Le décideur public croit beaucoup à l’idée que les modalités de rémunération des acteurs d’un système influencent leurs comportements et, notamment, la façon dont ils arrivent à coordonner leurs efforts pour rendre un service élaboré, adapté, et complet, à la société. Il y croit tellement qu’il a parfois la faiblesse d’étendre cette idée aux professionnels de santé ! C’est avec cette clé de lecture qu’il faut comprendre, je crois, la réflexion actuelle sur l’extension des paiements au forfait.
Bien entendu, cela veut dire qu’on écarte ici d’emblée l’interprétation trop facile d’un forfait fixé pour une raison uniquement « comptable », visant à encadrer la dépense par épisode de soins. Il serait bien maladroit d’ambitionner de changer les structures d’un système (ses règles fondamentales) et de glisser en douce, au détour du changement, un bien bête encadrement des dépenses…
Primes collectives et travail en équipe
Prenons d’abord le « principe général » : les modalités de rémunération décident des comportements. C’est un fait très largement documenté. La finesse des schémas de rémunération permet assez généralement d’orienter les acteurs. Pour une bonne gestion des ressources humaines au sein d’une entreprise, les systèmes de primes collectives facilitent le travail en équipe en coordonnant les efforts sur un objectif commun, tandis que les primes individuelles ont tendance à l’entraver. Pour ce qui est de la coordination inter-entreprises, même chose, le service fourni par les entités qui collaborent, par exemple la compagnie aérienne, la plateforme aéroportuaire, et mettons la société qui fournit le repas en vol, dépend de la règle de partage du prix du billet. Cependant, pour bien fixer la valeur de la taxe d’aéroport, ou l’existence ou non d’un repas en vol, on doit d’abord être informé de la somme totale que le voyageur est prêt à payer pour se déplacer…
Second point, faut-il céder à la tentation d’étendre ces éléments de raisonnement économique à l’univers des décisions médicales ? Il existe là encore une littérature empirique assez nourrie qui tend à démontrer la validité d’une telle hypothèse. C’est le cas par exemple des études de variabilité géographique des décisions de traitements électifs qui, en paiement à l’acte, se corrèle bien avec la densité locale de médecins spécialistes impliqués dans le traitement.

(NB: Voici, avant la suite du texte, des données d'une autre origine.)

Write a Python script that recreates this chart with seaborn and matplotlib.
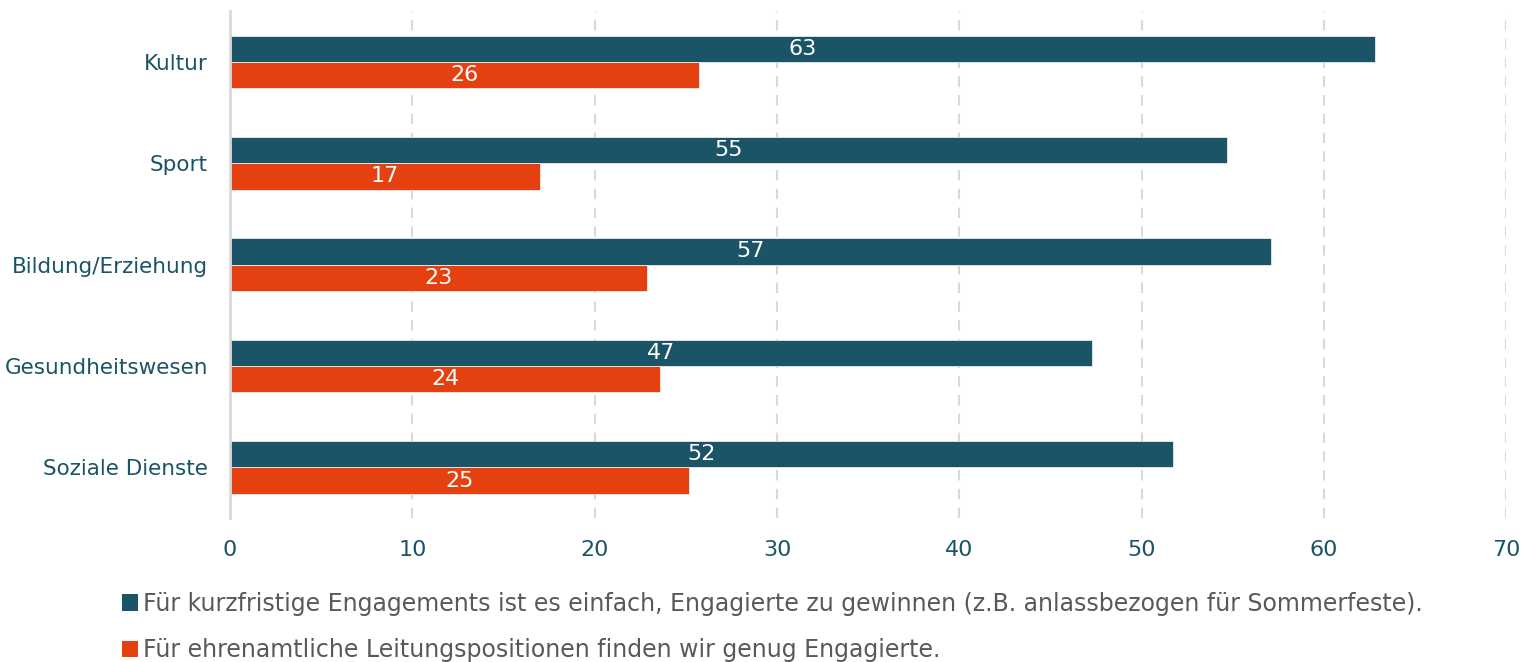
import pandas as pd
import matplotlib
matplotlib.use("Agg")
import matplotlib.pyplot as plt
import seaborn as sns
from matplotlib.patches import Patch

categories = ["Kultur", "Sport", "Bildung/Erziehung", "Gesundheitswesen", "Soziale Dienste"]
series_names = [
    "Für kurzfristige Engagements ist es einfach, Engagierte zu gewinnen (z.B. anlassbezogen für Sommerfeste).",
    "Für ehrenamtliche Leitungspositionen finden wir genug Engagierte.",
]
short_term = [62.8, 54.7, 57.1, 47.3, 51.7]
leadership = [25.7, 17.0, 22.9, 23.6, 25.2]
x_ticks = [0, 10, 20, 30, 40, 50, 60, 70]

colors = ["#1b5466", "#e5400f"]
tick_color = "#1b5466"
legend_color = "#595959"
grid_color = "#d9d9d9"

df = pd.DataFrame({
    "Bereich": categories * 2,
    "Wert": short_term + leadership,
    "Serie": [series_names[0]] * len(categories) + [series_names[1]] * len(categories),
})

sns.set_style("white")
plt.rcParams["font.family"] = ["DejaVu Sans"]

fig = plt.figure(figsize=(15.23, 6.62), dpi=100)
ax = fig.add_axes([0.151, 0.2175, 0.838, 0.7655])

sns.barplot(data=df, y="Bereich", x="Wert", hue="Serie", order=categories,
            hue_order=series_names, palette=colors, saturation=1, orient="h",
            width=0.52, edgecolor="#e8eef0", linewidth=0.6, ax=ax, legend=False)

for cont in ax.containers:
    ax.bar_label(cont, fmt="%.0f", label_type="center", color="white", fontsize=16)

ax.set_xlim(0, 70)
ax.set_ylim(4.5, -0.5)
ax.set_xticks(x_ticks)
ax.set_xlabel("")
ax.set_ylabel("")
ax.tick_params(axis="x", colors=tick_color, labelsize=16, length=0, pad=16)
ax.tick_params(axis="y", colors=tick_color, labelsize=15.5, length=0, pad=16)

ax.grid(axis="x", color=grid_color, linestyle=(0, (5, 4)), linewidth=1.5)
ax.set_axisbelow(True)
for side in ["top", "right", "bottom"]:
    ax.spines[side].set_visible(False)
ax.spines["left"].set_color(grid_color)
ax.spines["left"].set_linewidth(2)

handles = [Patch(facecolor=c, edgecolor="none") for c in colors]
leg = fig.legend(handles, series_names, loc="upper left",
                 bbox_to_anchor=(0.080, 0.106), frameon=False, fontsize=17,
                 handlelength=0.7, handleheight=0.7, handletextpad=0.2,
                 labelspacing=0.95, borderaxespad=0, borderpad=0)
for t in leg.get_texts():
    t.set_color(legend_color)

fig.savefig("out.png", dpi=100)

En santé, le service est défini par le besoin médical
Alors quel est le rationnel d’un paiement au forfait en médecine générale ? La plateforme aéroportuaire, c’est évidemment, dans ce contexte, la maison de santé pluri-professionnelle (MSP) ; les services de voyage sont, eux, assurés par les professionnels de santé : médecins et paramédicaux. Le « prix du billet », c’est ce que la société est prête à payer : une somme fixe prédéterminée à l’avance, et qui ne dépend pas de la disponibilité ou de l’organisation des offreurs locaux. Pour un traitement équitable des usagers du système, en effet, le panier de soins d’un parcours ne doit pas être issu d’un équilibre, obtenu au gré des circonstances, entre l’offre et la demande.
En santé – et c’est là que la comparaison aéroportuaire s’arrête !-, le service est défini par le besoin médical. Pas de business-class et pas de soins low cost, selon le portefeuille plus ou moins garni des usagers ou l’organisation locale des offreurs de soins (les déserts médicaux). C’est en tout cas ce qui est souhaité, et ce que le paiement à l’acte ne permet pas, surtout en situation d’inégalités socioéconomiques et territoriales fortes.
La grande question qui reste en plan : qui tient le rôle précis de la compagnie aérienne ? Car c’est elle qui encaisse le forfait et qui doit ensuite redistribuer et coordonner les efforts des acteurs. C’est elle également qui sera le « créditeur/débiteur résiduel » (celui qui engrange les pertes ou les bénéfices). Médicalement, le généraliste est en position de former l’équipe, d’assurer la coordination et le travail collectif, et de prendre donc l’entière responsabilité du parcours. Mais il y a aujourd’hui une confusion entre la structure MSP et les médecins.
Pour filer la métaphore, les compagnies aériennes détiennent très souvent les aéroports, qui par ailleurs sont largement subventionnés. Qui engrange le bénéfice ? Qui fait faillite, la MSP ou le généraliste ? Ne donne-t-on pas trop de pouvoir à un seul acteur du système au risque d’empêcher une bonne coordination ? Ne faut-il pas protocoliser un peu plus les prises en charge, pour s’assurer qu’en contrepartie du forfait, il y ait bien aussi un panier de soins homogène ? Ces questions pour le moment non résolues seront sans doute une limite au développement des forfaits. Ils ne résoudront pas à eux seuls tous les défauts du système.